Yeah, that one. His credentials for the award are for serving in the U.K. military for a decade and rising to the rank of helicopter commander in Afghanistan, and for co-founding the Invictus Games, an Olympics-styled gathering of wounded, injured, and sick servicemen and women, both serving and veterans. And that he's famous. And if you believe the British tabloids, because he and his wife are collecting awards because he has little else going on since leaving royal life.
That seems catty if you're not following the royals, and if you are, the problem is likely you. But the prince and princess (or duchess; it’s complicated) have taken a steady hammering in the press since leaving for the non-royal enclave of Montecito, California, with Meghan marketed as the evil vizier in many of the told tales.

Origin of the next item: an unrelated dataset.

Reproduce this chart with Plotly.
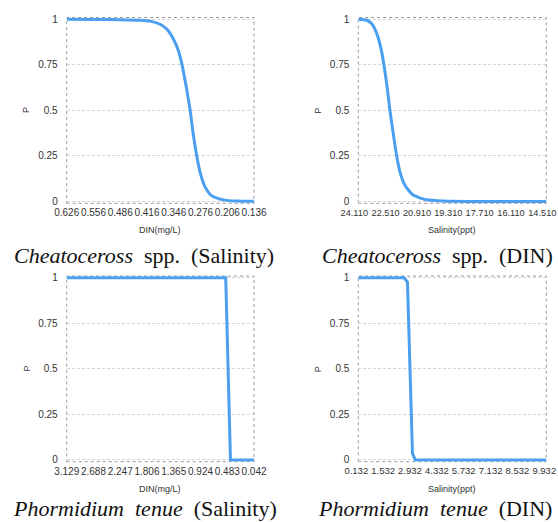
import plotly.graph_objects as go

# ---------------- data ----------------
# Panel 1: Cheatoceross spp. (Salinity) – x axis DIN(mg/L), reversed
p1_ticks = [0.626, 0.556, 0.486, 0.416, 0.346, 0.276, 0.206, 0.136]
p1_tick_text = ["0.626", "0.556", "0.486", "0.416", "0.346", "0.276", "0.206", "0.136"]
p1_x = [0.626, 0.556, 0.486, 0.434, 0.408, 0.382, 0.364, 0.347, 0.334, 0.325,
        0.3165, 0.310, 0.303, 0.295, 0.286, 0.277, 0.264, 0.247, 0.216, 0.181, 0.136]
p1_y = [1.0, 0.999, 0.998, 0.995, 0.990, 0.973, 0.946, 0.892, 0.829, 0.757,
        0.667, 0.59, 0.50, 0.37, 0.252, 0.16, 0.08, 0.032, 0.009, 0.002, 0.001]

# Panel 2: Cheatoceross spp. (DIN) – x axis Salinity(ppt), reversed
p2_ticks = [24.110, 22.510, 20.910, 19.310, 17.710, 16.110, 14.510]
p2_tick_text = ["24.110", "22.510", "20.910", "19.310", "17.710", "16.110", "14.510"]
p2_x = [24.11, 23.68, 23.43, 23.17, 22.92, 22.66, 22.494, 22.33, 22.15, 21.98,
        21.73, 21.31, 20.62, 19.78, 18.5, 14.51]
p2_y = [1.0, 0.995, 0.977, 0.923, 0.824, 0.645, 0.50, 0.376, 0.25, 0.161,
        0.089, 0.035, 0.009, 0.002, 0.0, 0.0]

# Panel 3: Phormidium tenue (Salinity) – x axis DIN(mg/L), reversed
p3_ticks = [3.129, 2.688, 2.247, 1.806, 1.365, 0.924, 0.483, 0.042]
p3_tick_text = ["3.129", "2.688", "2.247", "1.806", "1.365", "0.924", "0.483", "0.042"]
p3_x = [3.129, 0.508, 0.430, 0.042]
p3_y = [1.0, 1.0, 0.0, 0.0]

# Panel 4: Phormidium tenue (DIN) – x axis Salinity(ppt)
p4_ticks = [0.132, 1.532, 2.932, 4.332, 5.732, 7.132, 8.532, 9.932]
p4_tick_text = ["0.132", "1.532", "2.932", "4.332", "5.732", "7.132", "8.532", "9.932"]
p4_x = [0.132, 2.522, 2.694, 2.956, 3.097, 9.932]
p4_y = [1.0, 1.0, 0.977, 0.036, 0.0, 0.0]

y_ticks = [0, 0.25, 0.5, 0.75, 1]
y_tick_text = ["0", "0.25", "0.5", "0.75", "1"]

x_titles = ["DIN(mg/L)", "Salinity(ppt)", "DIN(mg/L)", "Salinity(ppt)"]
captions = [
    "<i>Cheatoceross</i>\u00a0\u00a0spp.\u00a0\u00a0(Salinity)",
    "<i>Cheatoceross</i>\u00a0\u00a0spp.\u00a0\u00a0(DIN)",
    "<i>Phormidium</i>\u00a0\u00a0<i>tenue</i>\u00a0\u00a0(Salinity)",
    "<i>Phormidium</i>\u00a0\u00a0<i>tenue</i>\u00a0\u00a0(DIN)",
]

# ---------------- figure ----------------
W, H = 558, 522
LINE = "#4a9ff0"
SANS = "Liberation Sans, Arial, Helvetica, sans-serif"
SERIF = "Liberation Serif, Times New Roman, serif"

panels = [
    (p1_x, p1_y, p1_ticks, p1_tick_text, [0.626, 0.136], "spline"),
    (p2_x, p2_y, p2_ticks, p2_tick_text, [24.110, 14.510], "spline"),
    (p3_x, p3_y, p3_ticks, p3_tick_text, [3.129, 0.042], "linear"),
    (p4_x, p4_y, p4_ticks, p4_tick_text, [0.132, 9.932], "linear"),
]
# x tick label font size and shift along the axis (px)
tick_fmt = [(10, 0), (9.2, 4), (10, 0), (9.5, -2)]

# plot frames in pixels (left, right, top, bottom)
frames = [
    (66.7, 254.0, 17.5, 203.3),
    (358.3, 546.3, 17.5, 203.3),
    (66.7, 254.0, 276.0, 461.7),
    (358.3, 546.3, 276.0, 461.7),
]

fig = go.Figure()
layout = dict(
    template="none",
    width=W, height=H, autosize=False,
    margin=dict(l=0, r=0, t=0, b=0, pad=0, autoexpand=False),
    paper_bgcolor="white", plot_bgcolor="white",
    showlegend=False,
    font=dict(family=SANS, size=10, color="#333333"),
)
annotations = []
shapes = []

for i, ((xs, ys, tv, tt, xr, shape), (l, r, t, b)) in enumerate(zip(panels, frames)):
    n = "" if i == 0 else str(i + 1)
    xa, ya = "xaxis" + n, "yaxis" + n
    xref, yref = "x" + n, "y" + n
    fsz, shift = tick_fmt[i]
    fig.add_trace(go.Scatter(
        x=xs, y=ys, mode="lines", xaxis=xref, yaxis=yref,
        line=dict(color=LINE, width=3, shape=shape, smoothing=0.6),
        hoverinfo="x+y",
    ))
    layout[xa] = dict(
        domain=[l / W, r / W], anchor=yref, range=xr, automargin=False,
        tickmode="array", tickvals=tv, ticktext=tt, tickangle=0,
        ticklabeloverflow="allow", ticklabelshift=shift,
        showgrid=False, zeroline=False, showline=False,
        ticks="", ticklabelstandoff=2,
        tickfont=dict(family=SANS, size=fsz, color="#333333"),
        fixedrange=True,
    )
    layout[ya] = dict(
        domain=[1 - b / H, 1 - t / H], anchor=xref, range=[-0.01, 1.01],
        automargin=False, ticklabeloverflow="allow",
        tickmode="array", tickvals=y_ticks, ticktext=y_tick_text,
        showgrid=True, gridcolor="#d6d6d6", griddash="3px,2px", gridwidth=1,
        zeroline=False, showline=False,
        ticks="", ticklabelstandoff=8,
        tickfont=dict(family=SANS, size=10, color="#333333"),
        fixedrange=True,
    )
    shapes.append(dict(
        type="rect", xref=xref + " domain", yref=yref + " domain",
        x0=0, x1=1, y0=0, y1=1,
        line=dict(color="#9a9a9a", width=1, dash="dot"),
        fillcolor="rgba(0,0,0,0)", layer="below",
    ))
    cx = (l + r) / 2
    annotations.append(dict(
        text=x_titles[i], xref="paper", yref="paper",
        x=cx / W, y=1 - (b + 27) / H, xanchor="center", yanchor="middle",
        showarrow=False, font=dict(family=SANS, size=9, color="#333333"),
    ))
    annotations.append(dict(
        text="P", xref="paper", yref="paper",
        x=(l - 40) / W, y=1 - ((t + b) / 2) / H, xanchor="center", yanchor="middle",
        textangle=-90, showarrow=False,
        font=dict(family=SANS, size=9, color="#333333"),
    ))

caption_pos = [(144, 256), (437, 256), (145, 508), (435, 508)]
for cap, (cx, cy) in zip(captions, caption_pos):
    annotations.append(dict(
        text=cap, xref="paper", yref="paper",
        x=cx / W, y=1 - cy / H, xanchor="center", yanchor="middle",
        showarrow=False, font=dict(family=SERIF, size=22, color="#111111"),
    ))

layout["annotations"] = annotations
layout["shapes"] = shapes
fig.update_layout(**layout)

fig.write_html(
    "out.html",
    config={"displayModeBar": False, "responsive": False},
    post_script="document.body.style.margin='0';document.body.style.overflow='hidden';",
)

Not only that, Mary Tillman, Pat Tillman's mother, was not consulted about the award bearing her son's name and finds the awarding to the prince as—well, let her tell it:
“I am shocked as to why they would select such a controversial and divisive individual to receive the award,” she told the Harry-bashing Daily Mail. “There are individuals working in the veteran community that are doing tremendous things to assist veterans. These individuals do not have the money, resources, connections or privilege that Prince Harry has.”
She later confirmed to NBC News that she actually said this, but declined further comment. The point was made.
The backlash to the announcement has been such that the prince is "shocked" by its size and vehemence (again, tabloidese) and there have been calls for him to decline the award because of that reaction. So far, he seems prepped to take the stage while catching the unfriendly fire of judgment around the royal-obsessed part of the world.
In other words, a moment designed to be one of triumph is now just another prompt for scorn, and while we cannot measure how much of it is justifiable as opposed to the Pavlovian rage that comes with the prince's life choices, we also don't care that much. After all, he has managed to dredge up all the old stories of his great uncle, who as Edward VIII abdicated the throne to marry an American divorcée and either did or didn't provide support and even information to the Nazis during the war. Now that’s when scandals were scandals.
However this plays, though, giving an award to someone over the objections of the mother of the person the award is named for makes for potentially skin-crawling viewing. Maybe that's your thing. If not, at least you've still got that book.